Löhr lives and works as a provenance researcher in Berlin.

== Books ==

- Der Kampf um das Volkseigentum, Die Privatisierung der ehemaligen staatlichen DDR- Landwirtschaft durch die Treuhandanstalt 1990-1994, Duncker und Humblot Berlin 2002, ISBN 978-3-428-10475-8. (The struggle for the people's property, the privatization process of the former state-owned GDR agriculture by the Treuhandanstalt 1990-1994.)
- Die Gründung Albaniens, Wilhelm zu Wied und die Balkandiplomatie der Großmaechte 1912-1914, Peter Lang, Frankfurt/Main 2010, ISBN 978-3-631-60117-4. (The Foundation of Albania, Wilhelm zu Wied and the Balkan Diplomacy of the Great Powers 1912-1914.)

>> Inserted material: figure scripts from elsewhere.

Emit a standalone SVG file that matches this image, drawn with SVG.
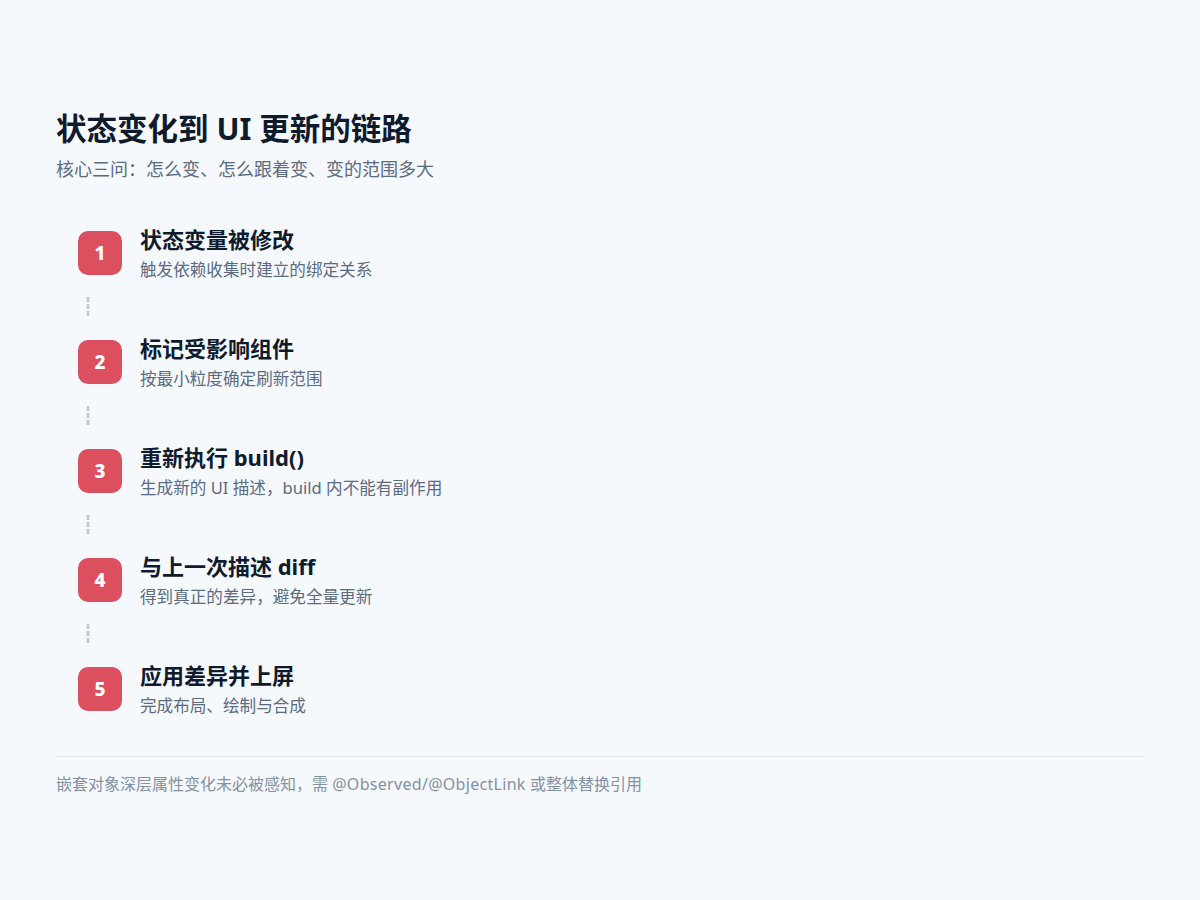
<svg xmlns="http://www.w3.org/2000/svg" width="1200" height="900" viewBox="0 0 1200 900">
<style>
text{font-family:"Noto Sans","Noto Sans CJK SC",sans-serif;}
.h1{font-size:30.5px;font-weight:700;fill:#0f1b2d;}
.sub{font-size:18px;fill:#5b6b80;}
.badge{fill:#db4f5e;}
.num{font-size:19px;font-weight:800;fill:#ffffff;text-anchor:middle;}
.t{font-size:22px;font-weight:700;fill:#0f1b2d;}
.d{font-size:16.6px;fill:#5b6b80;}
.conn{stroke:#b7c7dc;stroke-width:2.5;stroke-dasharray:5 2;fill:none;}
.foot{font-size:16px;fill:#8491a4;}
.lat{letter-spacing:0.3px;}
</style>
<rect x="0" y="0" width="1200" height="900" fill="#f5f8fc"/>
<g id="header">
<text class="h1" x="56" y="140">状态变化到 UI 更新的链路</text>
<text class="sub" x="56" y="176">核心三问：怎么变、怎么跟着变、变的范围多大</text>
</g>
<g id="connectors">
<line class="conn" x1="88" y1="297" x2="88" y2="317"/>
<line class="conn" x1="88" y1="406" x2="88" y2="426"/>
<line class="conn" x1="88" y1="515" x2="88" y2="535"/>
<line class="conn" x1="88" y1="624" x2="88" y2="644"/>
</g>
<g id="step1">
<rect class="badge" x="78" y="231" width="44" height="44" rx="10"/>
<text class="num" x="100" y="260">1</text>
<text class="t" x="140" y="248">状态变量被修改</text>
<text class="d" x="140" y="276">触发依赖收集时建立的绑定关系</text>
</g>
<g id="step2">
<rect class="badge" x="78" y="340" width="44" height="44" rx="10"/>
<text class="num" x="100" y="369">2</text>
<text class="t" x="140" y="357">标记受影响组件</text>
<text class="d" x="140" y="385">按最小粒度确定刷新范围</text>
</g>
<g id="step3">
<rect class="badge" x="78" y="449" width="44" height="44" rx="10"/>
<text class="num" x="100" y="478">3</text>
<text class="t" x="140" y="466">重新执行 build()</text>
<text class="d" x="140" y="494">生成新的 UI 描述，build 内不能有副作用</text>
</g>
<g id="step4">
<rect class="badge" x="78" y="558" width="44" height="44" rx="10"/>
<text class="num" x="100" y="587">4</text>
<text class="t" x="140" y="575">与上一次描述 diff</text>
<text class="d" x="140" y="603">得到真正的差异，避免全量更新</text>
</g>
<g id="step5">
<rect class="badge" x="78" y="667" width="44" height="44" rx="10"/>
<text class="num" x="100" y="696">5</text>
<text class="t" x="140" y="684">应用差异并上屏</text>
<text class="d" x="140" y="712">完成布局、绘制与合成</text>
</g>
<g id="footer">
<line x1="56" y1="756.5" x2="1144" y2="756.5" stroke="#e1e8f1" stroke-width="1"/>
<text class="foot" x="56" y="790">嵌套对象深层属性变化未必被感知，需 <tspan class="lat">@Observed/@ObjectLink</tspan> 或整体替换引用</text>
</g>
</svg>
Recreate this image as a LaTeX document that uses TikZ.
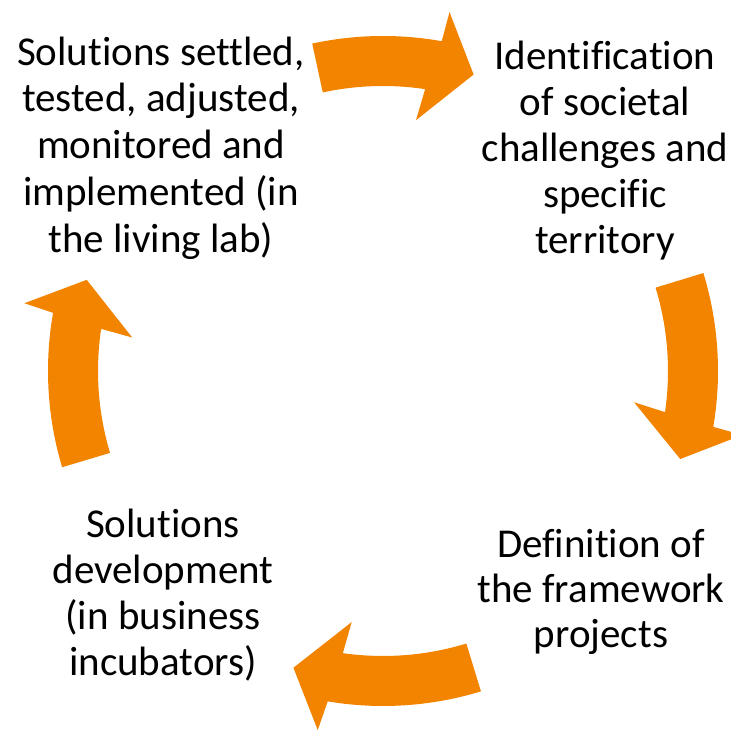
\documentclass[tikz,border=0pt]{standalone}
\usepackage{fontspec}
\setmainfont{Carlito}[Ligatures={NoCommon}]
\definecolor{arrowc}{RGB}{243,132,0}
\tikzset{
  blocktext/.style={align=center, inner sep=0pt, anchor=north, text=black},
  cyclearrow/.style={fill=arrowc, draw=none}
}
\newcommand{\firststrut}{\rule{0pt}{31.5pt}}
% #1 tail angle, #2 outer head-base angle, #3 outer head corner angle,
% #4 tip angle, #5 inner head corner angle, #6 inner head-base angle
\newcommand{\cyclearc}[6]{%
  \fill[cyclearrow] (#1:335pt) arc[start angle=#1, end angle=#2, radius=335pt]
    -- (#3:365pt) -- (#4:310pt) -- (#5:253pt) -- (#6:285pt)
    arc[start angle=#6, end angle=#1, radius=285pt] -- cycle;}
\begin{document}
\begin{tikzpicture}[x=1pt,y=1pt]
\useasboundingbox (0,0) rectangle (731,730);
\begin{scope}[shift={(383,359)}]
  \cyclearc{102.2}{79.9}{79.5}{73.0}{82.5}{81.5}
  \cyclearc{17}{-9.6}{-10.1}{-16.5}{-7.1}{-8.3}
  \cyclearc{-73}{-99.5}{-100.3}{-106.8}{-97.1}{-98.1}
  \cyclearc{196.7}{170}{169.3}{162.9}{172.4}{171.5}
\end{scope}
\node[blocktext, font=\fontsize{41}{46.75}\selectfont] (tl) at (161,696.5)
  {\firststrut Solutions settled,\\tested, adjusted,\\monitored and\\implemented (in\\the living lab)};
\node[blocktext, font=\fontsize{41}{46}\selectfont] (tr) at (605,692.5)
  {\firststrut Identification\\of societal\\challenges and\\specific\\territory};
\node[blocktext, font=\fontsize{41}{45}\selectfont] (br) at (601,204.5)
  {\firststrut Definition of\\the framework\\projects};
\node[blocktext, font=\fontsize{41}{46}\selectfont] (bl) at (163,224.5)
  {\firststrut Solutions\\development\\(in business\\incubators)};
\end{tikzpicture}
\end{document}
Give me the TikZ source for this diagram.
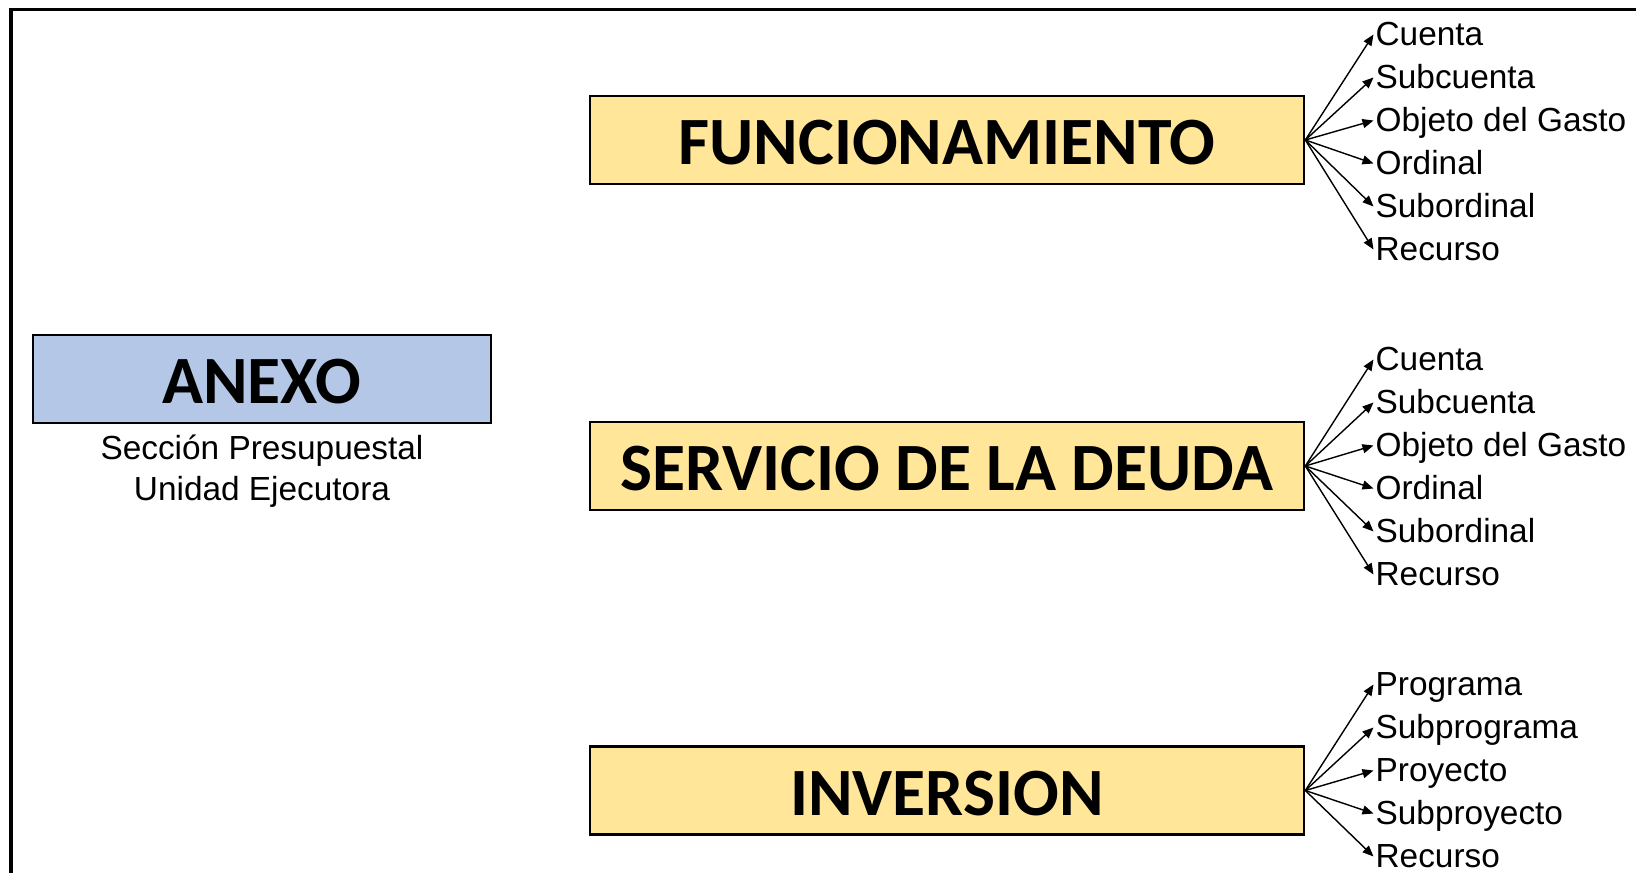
\documentclass[tikz,border=0pt]{standalone}
\usepackage{fontspec}
\setmainfont{Liberation Sans}
\newfontfamily\carlito{Carlito}
\usetikzlibrary{arrows.meta,positioning}
\definecolor{amarillo}{HTML}{FFE699}
\definecolor{azul}{HTML}{B4C7E7}
\tikzset{
	caja/.style={draw=black, line width=1.5pt, fill=amarillo, minimum width=14.28cm, minimum height=1.76cm, inner sep=0pt, text height=28pt, text depth=0pt, font=\carlito\bfseries\fontsize{38.5}{40}\selectfont},
	rubro/.style={anchor=base west, inner sep=1pt, text height=0.48cm, text depth=0.06cm, font=\fontsize{19}{23}\selectfont},
	subtexto/.style={anchor=base, inner sep=0pt, font=\fontsize{19}{23}\selectfont},
	flecha/.style={-{Triangle[length=0.22cm,width=0.18cm]}, line width=0.8pt}
}
\begin{document}
\begin{tikzpicture}
		\useasboundingbox (0,0) rectangle (32.72,-17.46);
		% marco
		\draw[line width=1.9pt] (0.22,-17.46) -- (0.22,-0.19) -- (32.72,-0.19);
		\node[caja, fill=azul, minimum width=9.16cm] (anexo) at (5.24,-7.58) {ANEXO};
		\node[subtexto] (seccion) at (5.24,-9.18) {Sección Presupuestal};
		\node[subtexto] (unidad) at (5.24,-10.0) {Unidad Ejecutora};
		\node[caja] (fun) at (18.94,-2.80) {FUNCIONAMIENTO};
		\node[caja] (deuda) at (18.94,-9.32) {SERVICIO DE LA DEUDA};
		\node[caja] (inv) at (18.94,-15.81) {INVERSION};
		\foreach \t [count=\i] in {Cuenta, Subcuenta, Objeto del Gasto, Ordinal, Subordinal, Recurso}
		{
			\node[rubro] (f\i) at (27.47,{-0.90-0.86*(\i-1)}) {\t};
			\path[flecha] (fun.east) edge (f\i.west);
		}
		\foreach \t [count=\i] in {Cuenta, Subcuenta, Objeto del Gasto, Ordinal, Subordinal, Recurso}
		{
			\node[rubro] (d\i) at (27.47,{-7.40-0.86*(\i-1)}) {\t};
			\path[flecha] (deuda.east) edge (d\i.west);
		}
		\foreach \t [count=\i] in {Programa, Subprograma, Proyecto, Subproyecto, Recurso}
		{
			\node[rubro] (p\i) at (27.47,{-13.90-0.86*(\i-1)}) {\t};
			\path[flecha] (inv.east) edge (p\i.west);
		}
\end{tikzpicture}
\end{document}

- Der Eiserne Sammler, Die Kollektion Hermann Goering, Kunst und Korruption im „Dritten Reich“ , Gebr. Mann Verlag Berlin 2009. ISBN 978-3-7861-2601-0. (The Iron Collector, The Hermann Goering Collection, Art and Corruption in the "Third Reich".) (Spanish translation: El mercader de la muerte, Edhasa Barcelona 2012, ISBN 978-987-628-170-6). Review by: Elizabeth Otto, in: German studies review, Vol 34, No. 3, October 2011 pp. 669-671.
- Hitlers Linz, Im Heimatgau des „Fuehrers“ , (Hitler's Linz, In the Homeland of the "Fuehrer".) Ch. Links Verlag, Berlin 2013, ISBN 978-3-86153-736-6.
- Das Braune Haus der Kunst, Hitler und der Sonderauftrag Linz, Visionen, Verbrechen und Verluste, 1. edition: Akademie-Verlag Berlin 2005, ISBN 978-3-0500-41568; 2. edition: Gebr. Mann-Verlag Berlin 2016, ISBN 978-3-7861-2736-9. (The Brown House of Art, Hitler and the special commission Linz, visions, crimes and losses.) (Chinese translation: 第三帝国的艺术博物馆, SDX Joint Publishing Peking 2009, ISBN 978-7-108-03311-6.). Review by Deutsche Welle on 8-24-2005.
- Kunst als Waffe, Der Einsatzstab Reichsleiter Rosenberg, Ideologie und Kulturgutraub im „Dritten Reich“ , Gebr. Mann Verlag Berlin 2018, ISBN 978-3-7861-2806-9. (Art as a Weapon, The Task Force Reichsleiter Rosenberg, Ideology and theft of Cultural Property in the "Third Reich".) Review by: Jean Marc Dreyfus, The Nazi looting Organisations and art after the Holocaust, in: The Art Newspaper, No. 311, April 2019, Review, p. 12.